Nicolas Marques, directeur général de l’Institut économique Molinari, co-auteur
« Les carburants et les cigarettes sont de véritables ‘gabelles’ modernes. Le gazole est taxé sept fois plus qu’un produit traditionnel et l’essence SP-95 est taxée 8 fois plus. Les cigarettes ‘premium’ sont taxées 23 fois plus qu’un produit classique et les paquets ‘bas de marché’ sont taxés 28 fois plus. Quand on y ajoute les autres fiscalités, les impôts représentent entre 197 et 230 % du prix payé par l’automobiliste et 535 et 642 % de ce que règle le fumeur.
Nos stations-services et nos débitants de tabac sont devenus au fil du temps des réseaux de collecte d’impôts à part entière. La très grande majorité de leur chiffre d’affaires alimente le Trésor Public et les consommateurs ont l’impression de subir une cure d’austérité fiscale sans fin.
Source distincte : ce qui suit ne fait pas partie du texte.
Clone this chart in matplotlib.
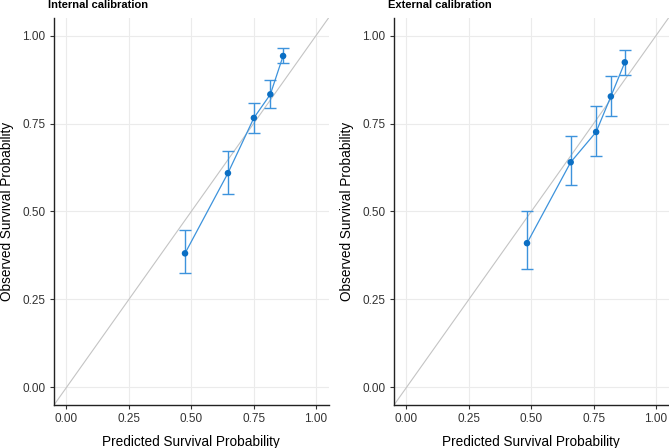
import matplotlib
matplotlib.use("Agg")
import matplotlib.pyplot as plt
import numpy as np

plt.rcParams['font.family'] = ['Liberation Sans', 'DejaVu Sans']

titles = ["Internal calibration", "External calibration"]

int_pred = [0.475, 0.647, 0.751, 0.817, 0.868]
int_obs = [0.381, 0.609, 0.766, 0.833, 0.942]
int_lo = [0.324, 0.551, 0.724, 0.795, 0.921]
int_hi = [0.446, 0.672, 0.809, 0.873, 0.964]

ext_pred = [0.483, 0.658, 0.760, 0.819, 0.875]
ext_obs = [0.410, 0.640, 0.726, 0.827, 0.924]
ext_lo = [0.336, 0.574, 0.659, 0.771, 0.888]
ext_hi = [0.501, 0.715, 0.800, 0.886, 0.960]

ticks = [0.0, 0.25, 0.5, 0.75, 1.0]
tick_labels = ["0.00", "0.25", "0.50", "0.75", "1.00"]

fig = plt.figure(figsize=(6.69, 4.48), dpi=100)
W, H = 669, 448
positions = [(54, 328.5), (394, 668.5)]
bottom_px, top_px = 405, 18

data = [(int_pred, int_obs, int_lo, int_hi), (ext_pred, ext_obs, ext_lo, ext_hi)]

line_col = "#3d93dc"
pt_col = "#0b6fc4"

for i, ((l, r), (px, ob, lo, hi)) in enumerate(zip(positions, data)):
    ax = fig.add_axes([l / W, (H - bottom_px) / H, (r - l) / W, (bottom_px - top_px) / H])
    ax.set_xlim(-0.05, 1.05)
    ax.set_ylim(-0.05, 1.05)
    ax.set_xticks(ticks)
    ax.set_xticklabels(tick_labels)
    ax.set_yticks(ticks)
    ax.set_yticklabels(tick_labels)
    ax.grid(True, color="#ebebeb", linewidth=0.8)
    ax.set_axisbelow(True)
    for s in ["top", "right"]:
        ax.spines[s].set_visible(False)
    for s in ["left", "bottom"]:
        ax.spines[s].set_linewidth(1.0)
        ax.spines[s].set_color("#222222")
    ax.tick_params(axis="both", length=3, width=0.8, color="#333333",
                   labelsize=8.5, labelcolor="#333333", pad=3)
    ax.plot([-0.05, 1.05], [-0.05, 1.05], color="#c4c4c4", linewidth=0.8, zorder=1)
    px = np.array(px); ob = np.array(ob); lo = np.array(lo); hi = np.array(hi)
    ax.errorbar(px, ob, yerr=[ob - lo, hi - ob], fmt="none", ecolor=line_col,
                elinewidth=1.0, capsize=4, capthick=1.0, zorder=2)
    ax.plot(px, ob, color=line_col, linewidth=0.9, zorder=3)
    ax.scatter(px, ob, color=pt_col, s=22, zorder=4, edgecolors="none")
    ax.set_xlabel("Predicted Survival Probability", fontsize=9.8, labelpad=7)
    ax.set_ylabel("Observed Survival Probability", fontsize=9.8, labelpad=6)
    fig.text((l - 6) / W, 1 - 5 / H, titles[i], fontsize=8, fontweight="bold",
             ha="left", va="center")

fig.savefig("out.png", dpi=100)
On comprend mieux dans ce contexte l’extrême irritabilité des automobilistes ou des fumeurs vis-à-vis des augmentations de fiscalité sur les carburants ou les cigarettes ».


Cécile Philippe, présidente de l’Institut économique Molinari et co-auteure
« Nos finances publiques sont extrêmement dépendantes des fiscalités sur le pétrole et le tabac. Les droits d’accises et la TVA ont rapporté 60 milliards d’euros de taxes en 2018 prélevés sur les consommateurs. C’est 21 % de la fiscalité sur les biens et services, alors que les carburants et le tabac représentaient 3,6 % de la consommation des ménages. Cette concentration extrême de la fiscalité sur ces produits spécifiques n’est pas pérenne.
Le législateur a pris l’habitude de gager les propositions les nouvelles dépenses par des propositions d’augmentations de taxes. Plus de 400 amendements du volet recettes du projet de loi de finances 2016 étaient gagés sur le tabac. En dépit de recettes record, les finances publiques françaises restent dans le rouge alors qu’au moins 10 de nos voisins sont à l’équilibre ou excédentaires. Cette surenchère et dépendance fiscale n’est pas le gage d’une situation sociale et économique durable. Il serait grand temps de devenir collectivement responsables ».